Prompt » Extract exactly the lines from the top of the records through the line containing "const dotData = percentValues.map(v", and keep pictures out of the copy.

Excerpted records »

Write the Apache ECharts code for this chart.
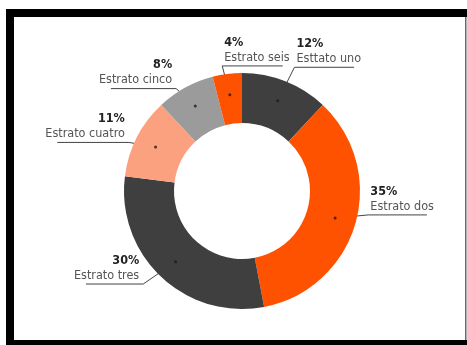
<!DOCTYPE html>
<html><head><meta charset="utf-8">
<script src="https://cdn.jsdelivr.net/npm/echarts@6/dist/echarts.min.js"></script>
<style>html,body{margin:0;padding:0;background:#fff}#c{width:467px;height:345px}</style>
</head><body><div id="c"></div>
<script>
// ---- data ----
const categories = ['Esttato uno', 'Estrato dos', 'Estrato tres', 'Estrato cuatro', 'Estrato cinco', 'Estrato seis'];
const percentValues = [12, 35, 30, 11, 8, 4];
const sliceColors = ['#3f3f3f', '#ff5200', '#3f3f3f', '#fba17f', '#9b9b9b', '#ff5200'];

// ---- layout (label anchor offsets relative to slice outer edge point) ----
const labelOffsets = [[9, -14], [13, -9], [-18, 7], [-8, 5], [-9, 1], [-5, -8]];
const labelSides = ['right', 'right', 'left', 'left', 'left', 'right'];

const CX = 242, CY = 191, R_IN = 68, R_OUT = 118, R_DOT = 97;
const FONT = "'DejaVu Sans Condensed','Liberation Sans Narrow',sans-serif";

const total = percentValues.reduce((a, b) => a + b, 0);
let acc = 0;
const dotData = percentValues.map(v => { const mid = acc + v / 2; acc += v; return [R_DOT, mid]; });

const chart = echarts.init(document.getElementById('c'), null, { renderer: 'canvas' });
chart.setOption({
  animation: false,
  backgroundColor: '#fff',
  polar: { center: [CX, CY], radius: [0, R_OUT] },
  angleAxis: { type: 'value', min: 0, max: total, startAngle: 90, clockwise: true, show: false },
  radiusAxis: { type: 'value', min: 0, max: R_OUT, show: false },
  graphic: [
    { type: 'rect', silent: true, shape: { x: 6, y: 9, width: 461, height: 8 }, style: { fill: '#000' } },
    { type: 'rect', silent: true, shape: { x: 6, y: 9, width: 8, height: 336 }, style: { fill: '#000' } },
    { type: 'rect', silent: true, shape: { x: 6, y: 340, width: 461, height: 5 }, style: { fill: '#000' } },
    { type: 'rect', silent: true, shape: { x: 465, y: 17, width: 1.5, height: 323 }, style: { fill: '#6a6a6a' } }
  ],
  series: [
    {
      type: 'pie',
      center: [CX, CY],
      radius: [R_IN, R_OUT],
      startAngle: 90,
      clockwise: true,
      avoidLabelOverlap: false,
      silent: true,
      data: categories.map((n, i) => ({
        name: n, value: percentValues[i],
        itemStyle: { color: sliceColors[i] },
        label: { align: labelSides[i] === 'right' ? 'left' : 'right' }
      })),
      label: {
        show: true,
        position: 'outside',
        formatter: p => '{p|' + p.value + '%}\n{n|' + p.name + '}',
        rich: {
          p: { fontFamily: FONT, fontWeight: 'bold', fontSize: 12.5, color: '#222', lineHeight: 15 },
          n: { fontFamily: FONT, fontSize: 12.5, color: '#555', lineHeight: 15 }
        }
      },
      labelLine: { show: true, length: 5, length2: 5, lineStyle: { color: '#444', width: 1 } },
      labelLayout: function (params) {
        const i = params.dataIndex;
        const p0 = params.labelLinePoints[0];
        const dx = p0[0] - CX, dy = p0[1] - CY, len = Math.hypot(dx, dy);
        const ux = dx / len, uy = dy / len;
        const edge = [CX + ux * R_OUT, CY + uy * R_OUT];
        const start = [CX + ux * R_DOT, CY + uy * R_DOT];
        const corner = [edge[0] + labelOffsets[i][0], edge[1] + labelOffsets[i][1]];
        const w = params.labelRect.width;
        if (labelSides[i] === 'right') {
          return { x: corner[0] + 2, y: corner[1] - 1, align: 'left', verticalAlign: 'bottom',
            labelLinePoints: [start, corner, [corner[0] + w - 5, corner[1]]] };
        }
        return { x: corner[0] - 4, y: corner[1] - 1, align: 'right', verticalAlign: 'bottom',
          labelLinePoints: [start, corner, [corner[0] - w + 8, corner[1]]] };
      }
    },
    {
      type: 'scatter',
      coordinateSystem: 'polar',
      data: dotData,
      symbolSize: 3,
      silent: true,
      z: 5,
      itemStyle: { color: '#1a1a1a' }
    }
  ]
});
</script>
</body></html>
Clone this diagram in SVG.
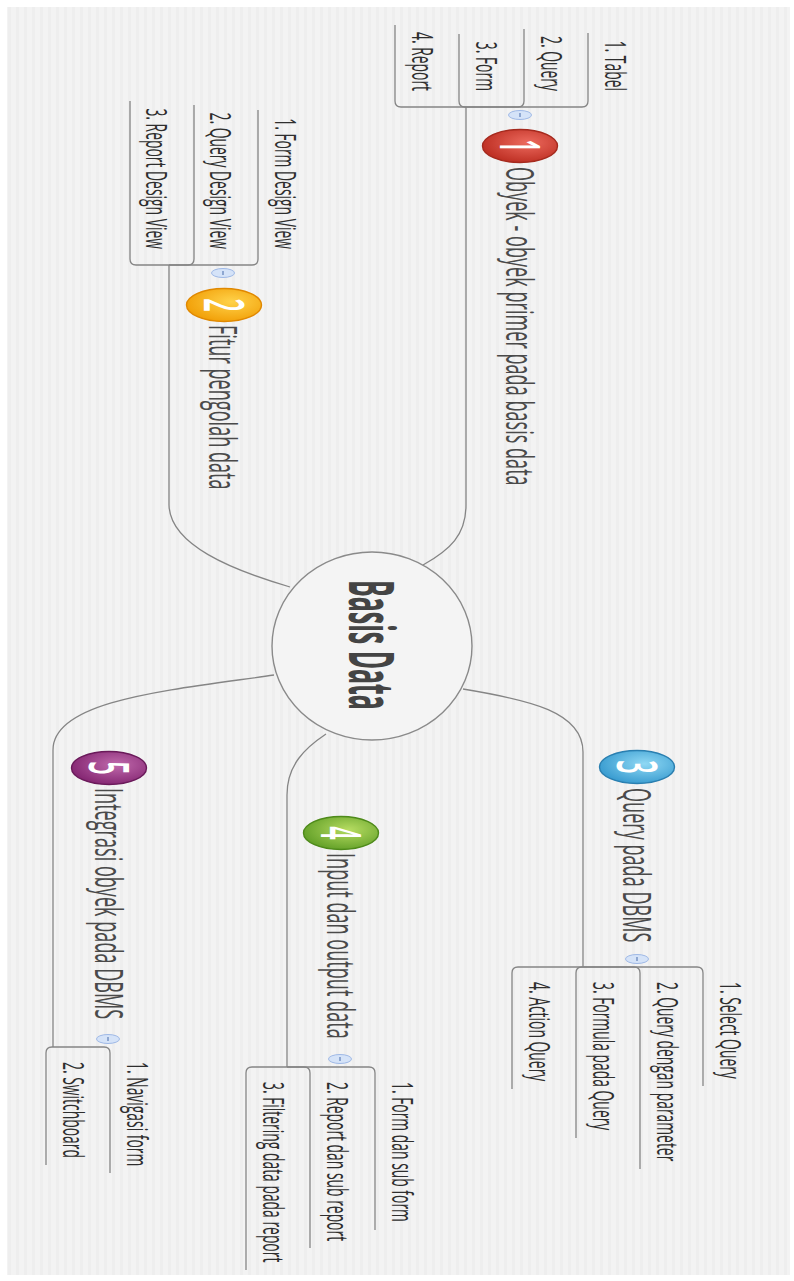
<svg xmlns="http://www.w3.org/2000/svg" width="794" height="1281" viewBox="0 0 794 1281">
<defs>
<pattern id="stripes" width="8" height="8" patternUnits="userSpaceOnUse">
<rect width="8" height="8" fill="#f3f3f3"/>
<rect width="3" height="8" fill="#eeeeee"/>
</pattern>
<radialGradient id="g1" cx="0.6" cy="0.4" r="0.7"><stop offset="0" stop-color="#ec6a5e"/><stop offset="1" stop-color="#b8281c"/></radialGradient>
<radialGradient id="g2" cx="0.6" cy="0.4" r="0.7"><stop offset="0" stop-color="#ffd24a"/><stop offset="1" stop-color="#f09a00"/></radialGradient>
<radialGradient id="g3" cx="0.6" cy="0.4" r="0.7"><stop offset="0" stop-color="#8fd8f4"/><stop offset="1" stop-color="#2f95cc"/></radialGradient>
<radialGradient id="g4" cx="0.6" cy="0.4" r="0.7"><stop offset="0" stop-color="#b6dc62"/><stop offset="1" stop-color="#5a9a22"/></radialGradient>
<radialGradient id="g5" cx="0.6" cy="0.4" r="0.7"><stop offset="0" stop-color="#c06aac"/><stop offset="1" stop-color="#7e1f6c"/></radialGradient>
</defs>
<style>
.ln{fill:none;stroke:#858585;stroke-width:1.3}
.sub{font-family:"Open Sans","Noto Sans",sans-serif;font-size:29px;fill:#2e2e2e}
.br{font-family:"Open Sans","Noto Sans",sans-serif;font-size:39px;fill:#4a4a4a}
.ctr{font-family:"Open Sans","Noto Sans",sans-serif;font-size:63px;font-weight:bold;fill:#444444}
.num{font-family:"Open Sans","Noto Sans",sans-serif;font-size:56px;font-weight:600;fill:#ffffff;text-anchor:middle}
.badge{stroke-width:1.4}
.ind{fill:#d5e3f8;stroke:#9fb9e6;stroke-width:1}
.tick{stroke:#5f7fb8;stroke-width:1.2}
.end{text-anchor:end}
</style>
<rect width="794" height="1281" fill="#ffffff"/>
<rect x="7" y="7" width="783" height="1268" fill="url(#stripes)"/>

<g id="connectors">
<path class="ln" d="M423,565 C450,550 466,535 466,505"/>
<path class="ln" d="M290,587 C232,570 170,545 169,505"/>
<path class="ln" d="M463,689 C530,700 583,712 583,752"/>
<path class="ln" d="M326,734 C305,748 287,765 287,795"/>
<path class="ln" d="M274,675 C170,690 53,700 53,750"/>
<path class="ln" d="M466,107 H582 Q588,107 588,101"/>
<path class="ln" d="M466,107 H518 Q524,107 524,101"/>
<path class="ln" d="M466,107 H465 Q459,107 459,101"/>
<path class="ln" d="M466,107 H401 Q395,107 395,101"/>
<path class="ln" d="M169,265 H252 Q258,265 258,259"/>
<path class="ln" d="M169,265 H188 Q194,265 194,259"/>
<path class="ln" d="M169,265 H136 Q130,265 130,259"/>
<path class="ln" d="M583,967 H697 Q703,967 703,973"/>
<path class="ln" d="M583,967 H634 Q640,967 640,973"/>
<path class="ln" d="M583,967 H582 Q576,967 576,973"/>
<path class="ln" d="M583,967 H518 Q512,967 512,973"/>
<path class="ln" d="M287,1067 H369 Q375,1067 375,1073"/>
<path class="ln" d="M287,1067 H304 Q310,1067 310,1073"/>
<path class="ln" d="M287,1067 H252 Q246,1067 246,1073"/>
<path class="ln" d="M53,1047 H104 Q110,1047 110,1053"/>
<path class="ln" d="M53,1047 H52 Q46,1047 46,1053"/>
</g>

<g id="central">
<ellipse cx="372" cy="646" rx="100" ry="94" fill="#f4f4f4" stroke="#8a8a8a" stroke-width="1.4"/>
<text class="ctr" text-anchor="middle" transform="matrix(0 0.395 -1 0 349 645)">Basis Data</text>
</g>

<g id="branch1">
<path class="ln" d="M466,505 V107"/>
<ellipse class="badge" cx="520" cy="146" rx="37.5" ry="16.5" fill="url(#g1)" stroke="#a52a1e"/>
<text class="num" transform="matrix(0 0.42 -1 0 500 146)">1</text>
<text class="br" transform="matrix(0 0.464 -1 0 506 167)">Obyek - obyek primer pada basis data</text>
<ellipse class="ind" cx="520" cy="115" rx="11.5" ry="4.5"/>
<line class="tick" x1="520" y1="113" x2="520" y2="117"/>
</g>
<g id="b1s1"><path class="ln" d="M588,101 V33"/><text class="sub end" transform="matrix(0 0.479 -1 0 605 91)">1. Tabel</text></g>
<g id="b1s2"><path class="ln" d="M524,101 V29"/><text class="sub end" transform="matrix(0 0.479 -1 0 541 91)">2. Query</text></g>
<g id="b1s3"><path class="ln" d="M459,101 V34"/><text class="sub end" transform="matrix(0 0.479 -1 0 476 91)">3. Form</text></g>
<g id="b1s4"><path class="ln" d="M395,101 V25"/><text class="sub end" transform="matrix(0 0.479 -1 0 412 91)">4. Report</text></g>

<g id="branch2">
<path class="ln" d="M169,505 V265"/>
<ellipse class="badge" cx="224" cy="305" rx="37.5" ry="16.5" fill="url(#g2)" stroke="#e08800"/>
<text class="num" transform="matrix(0 0.42 -1 0 204 305)">2</text>
<text class="br" transform="matrix(0 0.464 -1 0 209 325)">Fitur pengolah data</text>
<ellipse class="ind" cx="223" cy="273" rx="11.5" ry="4.5"/>
<line class="tick" x1="223" y1="271" x2="223" y2="275"/>
</g>
<g id="b2s1"><path class="ln" d="M258,259 V110"/><text class="sub end" transform="matrix(0 0.479 -1 0 275 249)">1. Form Design View</text></g>
<g id="b2s2"><path class="ln" d="M194,259 V105"/><text class="sub end" transform="matrix(0 0.479 -1 0 210 249)">2. Query Design View</text></g>
<g id="b2s3"><path class="ln" d="M130,259 V101"/><text class="sub end" transform="matrix(0 0.479 -1 0 146 249)">3. Report Design View</text></g>

<g id="branch3">
<path class="ln" d="M583,752 V967"/>
<ellipse class="badge" cx="637" cy="767" rx="37.5" ry="16.5" fill="url(#g3)" stroke="#2a7fb0"/>
<text class="num" transform="matrix(0 0.42 -1 0 617 767)">3</text>
<text class="br" transform="matrix(0 0.464 -1 0 623 788)">Query pada DBMS</text>
<ellipse class="ind" cx="637" cy="959" rx="11.5" ry="4.5"/>
<line class="tick" x1="637" y1="957" x2="637" y2="961"/>
</g>
<g id="b3s1"><path class="ln" d="M703,973 V1086"/><text class="sub" transform="matrix(0 0.479 -1 0 720 982)">1. Select Query</text></g>
<g id="b3s2"><path class="ln" d="M640,973 V1169"/><text class="sub" transform="matrix(0 0.479 -1 0 657 982)">2. Query dengan parameter</text></g>
<g id="b3s3"><path class="ln" d="M576,973 V1138"/><text class="sub" transform="matrix(0 0.479 -1 0 593 982)">3. Formula pada Query</text></g>
<g id="b3s4"><path class="ln" d="M512,973 V1089"/><text class="sub" transform="matrix(0 0.479 -1 0 529 982)">4. Action Query</text></g>

<g id="branch4">
<path class="ln" d="M287,795 V1067"/>
<ellipse class="badge" cx="341" cy="833" rx="37.5" ry="16.5" fill="url(#g4)" stroke="#4e8a1a"/>
<text class="num" transform="matrix(0 0.42 -1 0 321 833)">4</text>
<text class="br" transform="matrix(0 0.464 -1 0 327 853)">Input dan output data</text>
<ellipse class="ind" cx="340" cy="1059" rx="11.5" ry="4.5"/>
<line class="tick" x1="340" y1="1057" x2="340" y2="1061"/>
</g>
<g id="b4s1"><path class="ln" d="M375,1073 V1230"/><text class="sub" transform="matrix(0 0.479 -1 0 392 1082)">1. Form dan sub form</text></g>
<g id="b4s2"><path class="ln" d="M310,1073 V1248"/><text class="sub" transform="matrix(0 0.479 -1 0 327 1082)">2. Report dan sub report</text></g>
<g id="b4s3"><path class="ln" d="M246,1073 V1270"/><text class="sub" transform="matrix(0 0.479 -1 0 263 1082)">3. Filtering data pada report</text></g>

<g id="branch5">
<path class="ln" d="M53,750 V1047"/>
<ellipse class="badge" cx="109" cy="768" rx="37.5" ry="16.5" fill="url(#g5)" stroke="#6a1a5a"/>
<text class="num" transform="matrix(0 0.42 -1 0 89 768)">5</text>
<text class="br" transform="matrix(0 0.464 -1 0 95 788)">Integrasi obyek pada DBMS</text>
<ellipse class="ind" cx="108" cy="1039" rx="11.5" ry="4.5"/>
<line class="tick" x1="108" y1="1037" x2="108" y2="1041"/>
</g>
<g id="b5s1"><path class="ln" d="M110,1053 V1173"/><text class="sub" transform="matrix(0 0.479 -1 0 127 1062)">1. Navigasi form</text></g>
<g id="b5s2"><path class="ln" d="M46,1053 V1165"/><text class="sub" transform="matrix(0 0.479 -1 0 63 1062)">2. Switchboard</text></g>
</svg>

Reply to the task »
Write the Apache ECharts code for this chart.
<!DOCTYPE html>
<html><head><meta charset="utf-8">
<script src="https://cdn.jsdelivr.net/npm/echarts@6/dist/echarts.min.js"></script>
<style>html,body{margin:0;padding:0;background:#fff}#c{width:467px;height:345px}</style>
</head><body><div id="c"></div>
<script>
// ---- data ----
const categories = ['Esttato uno', 'Estrato dos', 'Estrato tres', 'Estrato cuatro', 'Estrato cinco', 'Estrato seis'];
const percentValues = [12, 35, 30, 11, 8, 4];
const sliceColors = ['#3f3f3f', '#ff5200', '#3f3f3f', '#fba17f', '#9b9b9b', '#ff5200'];

// ---- layout (label anchor offsets relative to slice outer edge point) ----
const labelOffsets = [[9, -14], [13, -9], [-18, 7], [-8, 5], [-9, 1], [-5, -8]];
const labelSides = ['right', 'right', 'left', 'left', 'left', 'right'];

const CX = 242, CY = 191, R_IN = 68, R_OUT = 118, R_DOT = 97;
const FONT = "'DejaVu Sans Condensed','Liberation Sans Narrow',sans-serif";

const total = percentValues.reduce((a, b) => a + b, 0);
let acc = 0;
const dotData = percentValues.map(v => { const mid = acc + v / 2; acc += v; return [R_DOT, mid]; });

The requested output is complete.